A Defense of Stupidity

The manuscript I just completed was good for me in many ways. First, it showed me that I can still complete long works in a decent amount of time even though I work full-time and have a wife and new baby to love. It also got me over a major bout of the yips and a crisis of confidence in my ability to complete anything. Also, this books is better than the one I wrote before it (and the two others I abandoned after 60,000 words for many of the same problems) and infinitely better than my first attempt. With a good amount of revision I think this could be a decent book, the sort that ten years ago would have been a nice paperback original. But I don’t want to write or publish a good book. I want a knock you on your ass, pass the book around to everyone you know book as my first appearance on the publishing stage and I’m now realizing that’s not going to happen with the type of book I’ve been writing.
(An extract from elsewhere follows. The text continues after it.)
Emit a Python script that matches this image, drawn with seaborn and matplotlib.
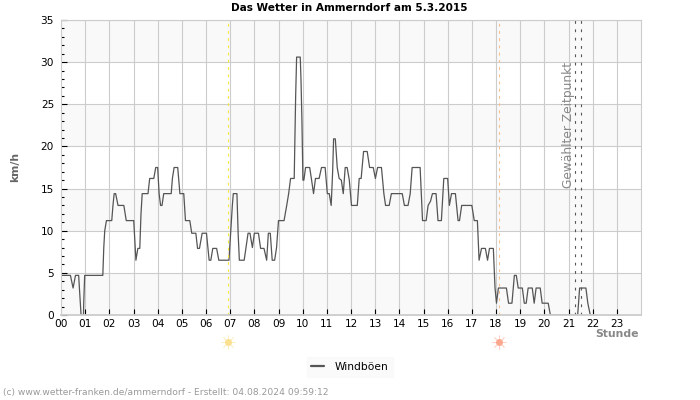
import matplotlib
matplotlib.use('Agg')
import matplotlib.pyplot as plt
import pandas as pd
import seaborn as sns
from matplotlib.ticker import MultipleLocator

# Breakpoints of the gust curve
hours = [0, 0.39, 0.5, 0.6, 0.73, 0.8, 0.83, 0.93, 0.94, 0.98, 1.73, 1.77, 1.81, 1.88, 2.1, 2.15, 2.2, 2.26, 2.36, 2.6,
         2.7, 3.01, 3.07, 3.1, 3.18, 3.26, 3.31, 3.36, 3.6, 3.67, 3.84, 3.92, 4.0, 4.06, 4.12, 4.18, 4.25, 4.56, 4.61, 4.68,
         4.83, 4.92, 5.08, 5.15, 5.33, 5.41, 5.58, 5.65, 5.73, 5.84, 6.02, 6.13, 6.2, 6.28, 6.44, 6.53, 6.95, 7.02, 7.09, 7.13,
         7.28, 7.33, 7.38, 7.58, 7.74, 7.82, 7.92, 8.0, 8.17, 8.26, 8.4, 8.51, 8.58, 8.66, 8.74, 8.84, 8.92, 9.0, 9.23, 9.34,
         9.42, 9.5, 9.65, 9.71, 9.75, 9.9, 9.93, 9.97, 10.01, 10.05, 10.12, 10.29, 10.37, 10.45, 10.53, 10.68, 10.78, 10.93, 11.02, 11.1,
         11.18, 11.24, 11.28, 11.35, 11.43, 11.51, 11.6, 11.68, 11.76, 11.84, 11.93, 12.02, 12.26, 12.34, 12.42, 12.52, 12.67, 12.77, 12.92, 13.01,
         13.1, 13.26, 13.36, 13.43, 13.58, 13.67, 14.12, 14.21, 14.36, 14.45, 14.53, 14.86, 14.91, 14.96, 15.11, 15.19, 15.29, 15.37, 15.52, 15.6,
         15.74, 15.84, 16.0, 16.07, 16.16, 16.32, 16.43, 16.49, 16.58, 17.0, 17.1, 17.23, 17.3, 17.4, 17.56, 17.65, 17.73, 17.89, 17.96, 18.02,
         18.1, 18.43, 18.52, 18.66, 18.76, 18.84, 18.92, 19.09, 19.17, 19.25, 19.33, 19.5, 19.58, 19.66, 19.83, 19.91, 20.16, 20.25, 21.38, 21.46,
         21.72, 21.8, 21.9]
gusts = [4.7, 4.7, 3.2, 4.7, 4.7, 1.4, 0, 0, 1.4, 4.7, 4.7, 8, 10, 11.2, 11.2, 13, 14.4, 14.4, 13, 13,
         11.2, 11.2, 7.9, 6.5, 7.9, 7.9, 12, 14.4, 14.4, 16.2, 16.2, 17.5, 17.5, 14.4, 13, 13, 14.4, 14.4, 16.2, 17.5,
         17.5, 14.4, 14.4, 11.2, 11.2, 9.7, 9.7, 7.9, 7.9, 9.7, 9.7, 6.5, 6.5, 7.9, 7.9, 6.5, 6.5, 9.7, 13, 14.4,
         14.4, 9.7, 6.5, 6.5, 9.7, 9.7, 8, 9.7, 9.7, 7.9, 7.9, 6.5, 9.7, 9.7, 6.5, 6.5, 8, 11.2, 11.2, 13,
         14.4, 16.2, 16.2, 26, 30.6, 30.6, 28, 23, 16, 16, 17.5, 17.5, 16, 14.4, 16.2, 16.2, 17.5, 17.5, 14.4, 14.4,
         13, 17, 20.9, 20.9, 17.5, 16.2, 16, 14.4, 17.5, 17.5, 16, 13, 13, 16.2, 16.2, 19.4, 19.4, 17.5, 17.5, 16.2,
         17.5, 17.5, 14.4, 13, 13, 14.4, 14.4, 13, 13, 14.4, 17.5, 17.5, 14.4, 11.2, 11.2, 13, 13.5, 14.4, 14.4, 11.2,
         11.2, 16.2, 16.2, 13, 14.4, 14.4, 11.2, 11.2, 13, 13, 11.2, 11.2, 6.5, 7.9, 7.9, 6.5, 7.9, 7.9, 3.2, 1.4,
         3.2, 3.2, 1.4, 1.4, 4.7, 4.7, 3.2, 3.2, 1.4, 1.4, 3.2, 3.2, 1.4, 3.2, 3.2, 1.4, 1.4, 0, 0, 3.2,
         3.2, 1.4, 0]

hour_labels = [f'{h:02d}' for h in range(24)]
sunrise = 6.93
sunset = 18.13
selected = [21.28, 21.53]

df = pd.DataFrame({'hour': hours, 'gust': gusts})

sns.set_style('white')
fig = plt.figure(figsize=(7, 4), dpi=100)
ax = fig.add_axes([61 / 700, 1 - 315 / 400, 580 / 700, 295 / 400])

# Alternating horizontal bands
for low in range(0, 35, 10):
    ax.axhspan(low, low + 5, color='#f9f9f9', lw=0, zorder=0)

ax.set_xlim(0, 24)
ax.set_ylim(0, 35)
ax.set_xticks(range(24))
ax.set_xticklabels(hour_labels)
ax.yaxis.set_major_locator(MultipleLocator(5))
ax.yaxis.set_minor_locator(MultipleLocator(1))
ax.grid(True, which='major', color='#cccccc', lw=0.8, zorder=1)
ax.set_axisbelow(True)
ax.tick_params(axis='x', which='major', direction='in', length=4, width=0.8, color='black',
               labelsize=7.6, labelcolor='black', bottom=True, pad=3)
ax.tick_params(axis='y', which='major', direction='in', length=4, width=0.8, color='black',
               labelsize=7.6, labelcolor='black', left=True, pad=5)
ax.tick_params(axis='y', which='minor', direction='in', length=2.2, width=0.8, color='black', left=True)
for side in ax.spines.values():
    side.set_color('#cccccc')
    side.set_linewidth(0.8)
# Wider bottom spine hides the curve where it sits on zero
ax.spines['bottom'].set_linewidth(1.3)

sns.lineplot(data=df, x='hour', y='gust', ax=ax, color='#555555', lw=0.9, label='Windböen', zorder=2)

# No black ticks on the corners of the frame
ax.get_xticklines()[0].set_visible(False)
y_major = ax.yaxis.get_major_ticks()
y_major[0].tick1line.set_visible(False)
y_major[-1].tick1line.set_visible(False)

# Sunrise, sunset and selected time markers
ax.axvline(sunrise, color='#f8e83c', lw=0.8, ls=(0, (2.5, 4)), zorder=2)
ax.axvline(sunset, color='#f6c08f', lw=0.8, ls=(0, (2.5, 4)), zorder=2)
for pos in selected:
    ax.axvline(pos, color='#555555', lw=0.8, ls=(0, (2.5, 5)), zorder=2)
ax.text(20.99, 30.05, 'Gewählter Zeitpunkt', rotation=90, color='#888888', fontsize=8.8, ha='center', va='top')

# Sun icons below the axis
trans = ax.get_xaxis_transform()
for pos, col in [(sunrise, '#fbe08f'), (sunset, '#fba88f')]:
    ax.plot(pos, -0.09, marker='o', ms=5, color=col, mew=0, transform=trans, clip_on=False)
    ax.plot(pos, -0.09, marker=(8, 2, 0), ms=10, color=col, mew=0.6, alpha=0.5, transform=trans, clip_on=False)

ax.set_xlabel('')
ax.set_ylabel('')
fig.text(15.5 / 700, 1 - 167 / 400, 'km/h', rotation=90, fontsize=7.8, fontweight='bold', color='#666666', ha='center', va='center')
fig.text(639 / 700, 1 - 334 / 400, 'Stunde', fontsize=7.8, fontweight='bold', color='#888888', ha='right', va='center')
fig.text(349.5 / 700, 1 - 8 / 400, 'Das Wetter in Ammerndorf am 5.3.2015', fontsize=7.6, fontweight='bold', color='black', ha='center', va='center')
fig.text(3 / 700, 1 - 393 / 400, '(c) www.wetter-franken.de/ammerndorf - Erstellt: 04.08.2024 09:59:12', fontsize=6.6, color='#999999', ha='left', va='center')

leg = ax.legend(loc='center', bbox_to_anchor=(350 / 700, 1 - 367 / 400), bbox_transform=fig.transFigure, frameon=True,
                fontsize=7.7, fancybox=False, handlelength=1.2, borderpad=0.45, handletextpad=1.0, labelcolor='black')
leg.get_frame().set_facecolor('#f9f9f9')
leg.get_frame().set_edgecolor('#f9f9f9')
leg.get_lines()[0].set_linewidth(1.6)

plt.savefig('out.png', dpi=100)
I always joke about how I want to write a novel without a plot, but I don’t think that’s it. I want to write a book without a mystery plot. I just don’t have the natural gift for mystery plotting. I suck at motives and clues and the intricate working of that kind of story. But I want to write a book with a story where exciting things happen, just without a whodunnit or whatever. I’m reading The Ice Harvest right now and I know I can pull something like this off with Murder Boy. I do well with stories that turn on small motivations that blow up into bigger things. I like to write about people reacting to wacky things around them, not trying to figure out what wacky things have already happened.

I think I’m writing this more to justify to myself why I’m going to throw away five months work on a project with plenty of potential that just doesn’t match my skill set. I don’t think it’s a coincidence that my weakest short stories are the PI stories and they suffer from the same problems as the books. My strongest stories, the ones that have been reprinted in anthologies and nominated for awards, play to my natural strengths and I think that’s where I should go with my books. Charlie Huston, Sean Doolittle, Victor Gischler, Scott Phillips, Duane Sweircznski, I think this is the direction I should be going.

I’m also very happy that this books showed me I don’t need to be in such a hurry to get something out there. When I started this book, the end seemed sooooooooooo far away and then longer after that to find an agent and then longer than that to get a deal and then longer than that to have the book come out. But here I am just five months later with a completed manuscript that if I knew how to make it great could probably have an agent and a deal within a year. That makes me happy. And I haven’t been happy with my writing stuff for a while.

So today starts a new chapter. I’m no longer writing first person mystery novels that come in around 70,000 words. I’m going to write a lean, fast, darkly funny book that might hit 60,000 words and could very well be THE book I was meant to write. I’m very excited and this will probably be the last I talk about it until it’s finished.